We get an exclusive look at the upcoming RPG for the DS.
The Lunar series holds a special place in the hearts of many a role-playing game fan. The franchise started in 1993 with Lunar: Silver Star for the Sega CD and has since spawned several sequels and remakes that have appeared on various consoles. The latest entry in the series, dubbed Lunar: Dragon Song, is an original game for Nintendo's DS that aims to blend a solid RPG experience with dual-screen support in one tight package. We had the chance to get an exclusive look at the game to see just how the DS's first proper RPG is turning out.
Lunar: Dragon Song's story features a cast of original characters, placed in the now well-established Lunar template that isn't too far off from the premise of just about any RPG. You'll be cast in the role of Jian Campbell, a 15-year-old boy who works as a courier in the harbor town of Searis. His companion and business partner is a 14-year-old girl named Lucia Collins. (We'll just gloss over the child labor issues, shall we?) The pair leads, by all accounts, a fairly low-key life that revolves around work. This all changes when a simple package-delivery job sends them on a continent-spanning adventure that will lead them to make new friends and save the world.
If you're a fan of the series, you may be bummed that the only similarities we've seen so far between Dragon Song and the previous Lunar games are the world and the mythos revolving around the goddess Althena. However, you'll still get to roll with beastmen and cast magic spells, so you'll definitely feel like you're on a Lunar adventure. From what we've seen of the dialogue so far, the game is attempting to hold on to one of the Lunar staples, humor, while telling its story.
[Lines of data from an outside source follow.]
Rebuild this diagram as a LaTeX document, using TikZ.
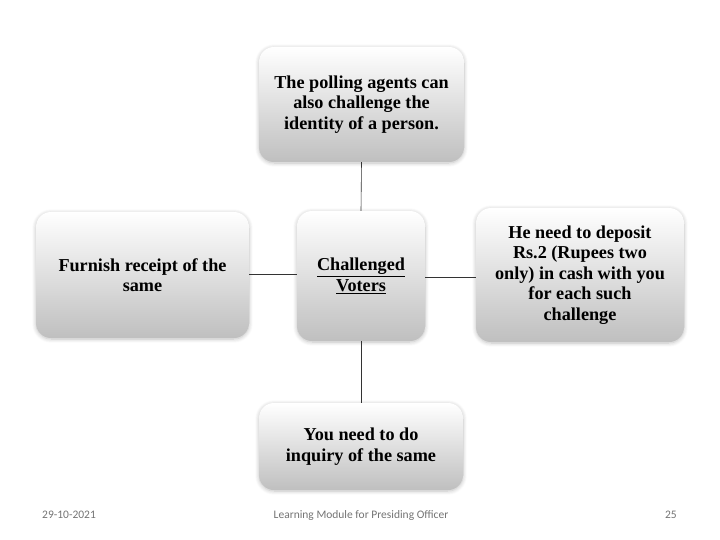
\documentclass[tikz,border=0pt]{standalone}
\usepackage{fontspec}
\setmainfont{Liberation Serif}
\newfontfamily\footfont{Carlito}
\usetikzlibrary{shadows.blur}
\begin{document}
\begin{tikzpicture}[x=1pt,y=-1pt,
  gbox/.style={rounded corners=15pt, top color=white, bottom color=black!25, draw=none,
    blur shadow={shadow blur steps=8, shadow xshift=0pt, shadow yshift=-1pt, shadow opacity=25, shadow blur radius=4pt},
    align=center, font=\bfseries\fontsize{18.2}{20.6}\selectfont, inner sep=0pt},
  link/.style={draw=black!80, line width=0.6pt},
  foot/.style={font=\footfont\fontsize{11.5}{13}\selectfont, text=black!55, inner sep=0pt}]
\useasboundingbox (0,0) rectangle (720,540);
\node[gbox, minimum width=205pt, minimum height=115pt] (top) at (361.5,104.5)
  {The polling agents can\\also challenge the\\identity of a person.};
\node[gbox, minimum width=213pt, minimum height=126pt] (left) at (142.5,275)
  {Furnish receipt of the\\same};
\node[gbox, minimum width=128pt, minimum height=130pt] (center) at (361,276)
  {\underline{Challenged}\\\underline{Voters}};
\node[gbox, minimum width=208pt, minimum height=134pt] (right) at (580,275)
  {He need to deposit\\Rs.2 (Rupees two\\only) in cash with you\\for each such\\challenge};
\node[gbox, minimum width=204pt, minimum height=87pt] (bottom) at (361,446.5)
  {You need to do\\inquiry of the same};
\draw[link] (top.south) -- (center.north);
\draw[link] (center.south) -- (bottom.north);
\draw[link] (left.east |- 0,274) -- (center.west |- 0,274);
\draw[link] (center.east |- 0,277) -- (right.west |- 0,277);
\node[foot, anchor=west] (date) at (42,515) {29-10-2021};
\node[foot] (title) at (361,515) {Learning Module for Presiding Officer};
\node[foot, anchor=east] (page) at (677,515) {25};
\end{tikzpicture}
\end{document}
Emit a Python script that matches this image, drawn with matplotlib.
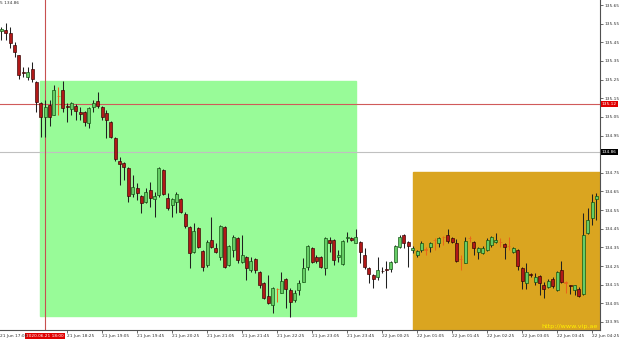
import matplotlib
matplotlib.use('Agg')
import matplotlib.pyplot as plt
import matplotlib.transforms as mtransforms
from matplotlib.patches import Rectangle
import numpy as np

# M5 candles, 21 Jun 17:10 -> 22 Jun 04:30
opens = [135.511, 135.516, 135.500, 135.436, 135.382, 135.289, 135.264, 135.307, 135.237, 135.125,
         135.050, 135.114, 135.060, 135.164, 135.194, 135.109, 135.093, 135.109, 135.076, 135.076,
         135.018, 135.103, 135.135, 135.103, 135.071, 135.023, 134.937, 134.814, 134.803, 134.776,
         134.637, 134.669, 134.626, 134.594, 134.658, 134.610, 134.632, 134.765, 134.615, 134.578,
         134.594, 134.610, 134.530, 134.460, 134.326, 134.454, 134.331, 134.256, 134.390, 134.347,
         134.299, 134.460, 134.256, 134.337, 134.401, 134.272, 134.299, 134.229, 134.288, 134.219,
         134.160, 134.090, 134.042, 134.129, 134.106, 134.181, 134.122, 134.068, 134.122, 134.165,
         134.245, 134.347, 134.299, 134.299, 134.240, 134.390, 134.390, 134.299, 134.261, 134.401,
         134.401, 134.374, 134.379, 134.310, 134.240, 134.202, 134.192, 134.226, 134.232, 134.235,
         134.272, 134.353, 134.417, 134.379, 134.337, 134.310, 134.337, 134.339, 134.353, 134.392,
         134.374, 134.408, 134.417, 134.401, 134.374, 134.290, 134.267, 134.403, 134.379, 134.326,
         134.320, 134.337, 134.363, 134.379, 134.381, 134.369, 134.360, 134.326, 134.337, 134.240,
         134.160, 134.205, 134.165, 134.197, 134.149, 134.138, 134.181, 134.122, 134.229, 134.162,
         134.146, 134.122, 134.127, 134.101, 134.428, 134.508, 134.610]
highs = [135.532, 135.554, 135.532, 135.452, 135.382, 135.318, 135.318, 135.345, 135.243, 135.130,
         135.141, 135.141, 135.221, 135.211, 135.243, 135.125, 135.130, 135.119, 135.103, 135.082,
         135.103, 135.141, 135.184, 135.109, 135.087, 135.028, 134.942, 134.835, 134.808, 134.782,
         134.739, 134.696, 134.632, 134.669, 134.701, 134.648, 134.782, 134.771, 134.642, 134.615,
         134.648, 134.615, 134.540, 134.465, 134.481, 134.460, 134.337, 134.390, 134.513, 134.374,
         134.471, 134.465, 134.363, 134.417, 134.406, 134.417, 134.304, 134.299, 134.294, 134.224,
         134.165, 134.202, 134.138, 134.133, 134.219, 134.186, 134.133, 134.122, 134.176, 134.294,
         134.363, 134.353, 134.310, 134.304, 134.406, 134.406, 134.396, 134.337, 134.390, 134.433,
         134.406, 134.449, 134.385, 134.347, 134.245, 134.208, 134.299, 134.245, 134.278, 134.278,
         134.363, 134.417, 134.422, 134.385, 134.358, 134.337, 134.385, 134.353, 134.379, 134.401,
         134.406, 134.412, 134.449, 134.406, 134.396, 134.310, 134.406, 134.412, 134.385, 134.353,
         134.358, 134.401, 134.412, 134.428, 134.401, 134.374, 134.406, 134.353, 134.342, 134.245,
         134.267, 134.213, 134.213, 134.202, 134.165, 134.181, 134.192, 134.224, 134.278, 134.170,
         134.149, 134.149, 134.138, 134.535, 134.562, 134.637, 134.642]
lows = [135.463, 135.463, 135.420, 135.371, 135.253, 135.264, 135.248, 135.237, 135.076, 134.942,
        134.942, 135.001, 135.060, 135.060, 135.076, 135.023, 135.060, 135.034, 135.034, 135.001,
        134.991, 135.076, 135.098, 135.034, 134.937, 134.937, 134.814, 134.685, 134.712, 134.594,
        134.621, 134.605, 134.535, 134.589, 134.567, 134.513, 134.621, 134.632, 134.551, 134.513,
        134.535, 134.535, 134.454, 134.240, 134.320, 134.347, 134.224, 134.245, 134.347, 134.320,
        134.283, 134.240, 134.251, 134.299, 134.267, 134.267, 134.176, 134.219, 134.213, 134.133,
        134.074, 134.047, 133.999, 134.058, 134.106, 134.025, 133.975, 134.058, 134.095, 134.165,
        134.229, 134.267, 134.267, 134.240, 134.202, 134.326, 134.256, 134.272, 134.256, 134.379,
        134.385, 134.374, 134.267, 134.235, 134.160, 134.133, 134.176, 134.213, 134.133, 134.219,
        134.267, 134.347, 134.347, 134.245, 134.320, 134.299, 134.326, 134.310, 134.326, 134.337,
        134.353, 134.363, 134.374, 134.374, 134.272, 134.229, 134.267, 134.379, 134.310, 134.288,
        134.315, 134.331, 134.353, 134.374, 134.353, 134.288, 134.337, 134.320, 134.229, 134.127,
        134.127, 134.192, 134.149, 134.095, 134.079, 134.133, 134.133, 134.117, 134.160, 134.106,
        134.101, 134.095, 134.085, 134.095, 134.422, 134.471, 134.497]
closes = [135.521, 135.500, 135.446, 135.398, 135.275, 135.284, 135.291, 135.253, 135.130, 135.050,
          135.103, 135.050, 135.194, 135.160, 135.098, 135.101, 135.125, 135.082, 135.066, 135.023,
          135.098, 135.125, 135.109, 135.050, 135.034, 134.942, 134.824, 134.798, 134.782, 134.626,
          134.674, 134.642, 134.589, 134.648, 134.615, 134.626, 134.776, 134.637, 134.562, 134.610,
          134.637, 134.540, 134.465, 134.320, 134.438, 134.353, 134.245, 134.379, 134.353, 134.326,
          134.465, 134.245, 134.358, 134.406, 134.283, 134.310, 134.240, 134.278, 134.229, 134.149,
          134.079, 134.052, 134.133, 134.125, 134.170, 134.127, 134.058, 134.106, 134.160, 134.240,
          134.358, 134.272, 134.278, 134.245, 134.401, 134.374, 134.283, 134.310, 134.385, 134.406,
          134.390, 134.406, 134.326, 134.245, 134.208, 134.181, 134.229, 134.221, 134.227, 134.272,
          134.358, 134.406, 134.374, 134.358, 134.347, 134.331, 134.374, 134.335, 134.374, 134.388,
          134.401, 134.404, 134.385, 134.379, 134.278, 134.286, 134.385, 134.399, 134.347, 134.347,
          134.347, 134.390, 134.406, 134.390, 134.377, 134.353, 134.356, 134.347, 134.251, 134.170,
          134.219, 134.200, 134.192, 134.160, 134.127, 134.170, 134.143, 134.219, 134.165, 134.158,
          134.141, 134.149, 134.090, 134.417, 134.497, 134.594, 134.626]

# right-hand price scale
price_ticks = [135.65, 135.55, 135.45, 135.35, 135.25, 135.15, 135.05, 134.95,
               134.75, 134.65, 134.55, 134.45, 134.35, 134.25, 134.15, 134.05, 133.95]
# time scale: bar index (from 17:10) and label
time_ticks = [15, 23, 31, 39, 47, 55, 63, 71, 79, 87, 95, 103, 111, 119, 127, 135]
time_labels = ['21 Jun 18:25', '21 Jun 19:05', '21 Jun 19:45', '21 Jun 20:25', '21 Jun 21:05',
               '21 Jun 21:45', '21 Jun 22:25', '21 Jun 23:05', '21 Jun 23:45', '22 Jun 00:25',
               '22 Jun 01:05', '22 Jun 01:45', '22 Jun 02:25', '22 Jun 03:05', '22 Jun 03:45',
               '22 Jun 04:25']

cross_bar = 10          # 2020.06.21 18:00
red_level = 135.12
grey_level = 134.86
green_zone = (8.8, 81.0, 133.983, 135.243)   # x0, x1, y0, y1
gold_zone = (94.0, 140.0, 133.80, 134.755)

fs = 3.1

fig = plt.figure(figsize=(6.25, 3.43), dpi=100)
ax = fig.add_axes([0, 13 / 343, 600 / 625, 330 / 343])
ax.set_xlim(-0.32, 136.82)
ax.set_ylim(133.907, 135.677)

ax.add_patch(Rectangle((green_zone[0], green_zone[2]), green_zone[1] - green_zone[0],
                       green_zone[3] - green_zone[2], color='#98FB98', zorder=1))
ax.add_patch(Rectangle((gold_zone[0], gold_zone[2]), gold_zone[1] - gold_zone[0],
                       gold_zone[3] - gold_zone[2], color='#DAA520', zorder=1))

ax.axhline(red_level, color='#D05A5A', lw=0.8, zorder=2)
ax.axhline(grey_level, color='#C0C0C0', lw=0.8, zorder=2)
ax.axvline(cross_bar, color='#C85050', lw=0.8, zorder=2)

o = np.array(opens)
h = np.array(highs)
l = np.array(lows)
c = np.array(closes)
x = np.arange(len(o))
up = c - o > 0.0045
down = o - c > 0.0045
fill = np.where(up, '#66CC66', np.where(down, '#B01818', '#E8661A'))
edge = np.where(up, '#0A4A0A', np.where(down, '#300000', '#E8661A'))
wick = np.where(up | down, '#202020', '#E8661A')
body_lo = np.minimum(o, c)
body_h = np.maximum(np.abs(c - o), 0.0015)

ax.vlines(x, l, h, colors=wick, lw=0.75, zorder=3)
ax.bar(x, body_h, bottom=body_lo, width=0.68, color=fill, edgecolor=edge, lw=0.45, zorder=4)

for s in ['top', 'left']:
    ax.spines[s].set_visible(False)
for s in ['right', 'bottom']:
    ax.spines[s].set_color('#505050')
    ax.spines[s].set_linewidth(0.8)

ax.yaxis.tick_right()
ax.set_yticks(price_ticks)
ax.set_yticklabels(['%.2f' % p for p in price_ticks])
ax.tick_params(axis='y', length=2, width=0.5, labelsize=fs, pad=1, colors='#303030')
ax.set_xticks(time_ticks)
ax.set_xticklabels(time_labels, ha='left')
ax.tick_params(axis='x', length=2, width=0.5, labelsize=fs, pad=1, colors='#303030')

ymix = mtransforms.blended_transform_factory(ax.transAxes, ax.transData)
xmix = mtransforms.blended_transform_factory(ax.transData, ax.transAxes)
ax.text(1.003, red_level, '135.12', transform=ymix, fontsize=fs, color='white',
        ha='left', va='center', bbox=dict(boxstyle='square,pad=0.2', fc='#E00000', ec='none'))
ax.text(1.003, grey_level, '134.86', transform=ymix, fontsize=fs, color='white',
        ha='left', va='center', bbox=dict(boxstyle='square,pad=0.2', fc='black', ec='none'))
ax.text(cross_bar, -0.012, '2020.06.21 18:00', transform=xmix, fontsize=fs, color='white',
        ha='center', va='top', clip_on=False,
        bbox=dict(boxstyle='square,pad=0.2', fc='#E00000', ec='none'))
ax.text(-0.3, -0.012, '21 Jun 17:05', transform=xmix, fontsize=fs, color='#303030',
        ha='left', va='top', clip_on=False)

ax.text(0.997, 0.004, 'http://www.vip.ae', transform=ax.transAxes, fontsize=4.6,
        color='#FFF000', ha='right', va='bottom', zorder=5)
fig.text(0.0, 0.997, '5 134.86', fontsize=fs, color='#303030', ha='left', va='top')

fig.savefig('out.png', dpi=100)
The gameplay in Lunar: Dragon Song is a good mix of familiar and new elements; anyone familiar with the RPG genre, especially the Lunar games, should have no trouble diving right in. Your time in the game will be spent exploring, leveling up, and interacting with the game's eclectic cast of characters. Exploration happens in one of two ways. When you're in towns, you'll see specific spots that, if you stand on them, will let you access different areas in the town. When you're exploring on foot, you'll be able to examine objects and locations for hidden items. The only gripe we have about these sequences is that your party's health goes down if you run for prolonged periods. Although developer Japan Art Media has suggested that the minor health loss adds a touch of realism to the game, we have to say that we long for our good old-fashioned infinite fantasy running.
Leveling up your party is an interesting new feature in the game, which ties in to the battle system. The system breaks down into two mode types, virtue and combat, which you can manually select outside of combat. When battling in virtue mode, you'll earn experience that will let you level up your party. Virtue mode will also let you access hidden chests that can be opened only after you've defeated a certain number of enemies. While defeating the appropriate quota of enemies isn't much of a problem initially, you'll find this more challenging as you progress, due to a time limit. Basically, every time you defeat a foe, a box will be checked on the lower DS screen menu and a stopwatch will begin counting down. If it counts all the way down to zero, your foe will reappear; but if you manage to take out another enemy before it counts down, it will start counting down from scratch again to give you more time to hit your quota. Once that's out of the way, you'll get a percentage of your hit and magic points back. The biggest perk of fulfilling these conditions is the ability to open special chests that yield useful items.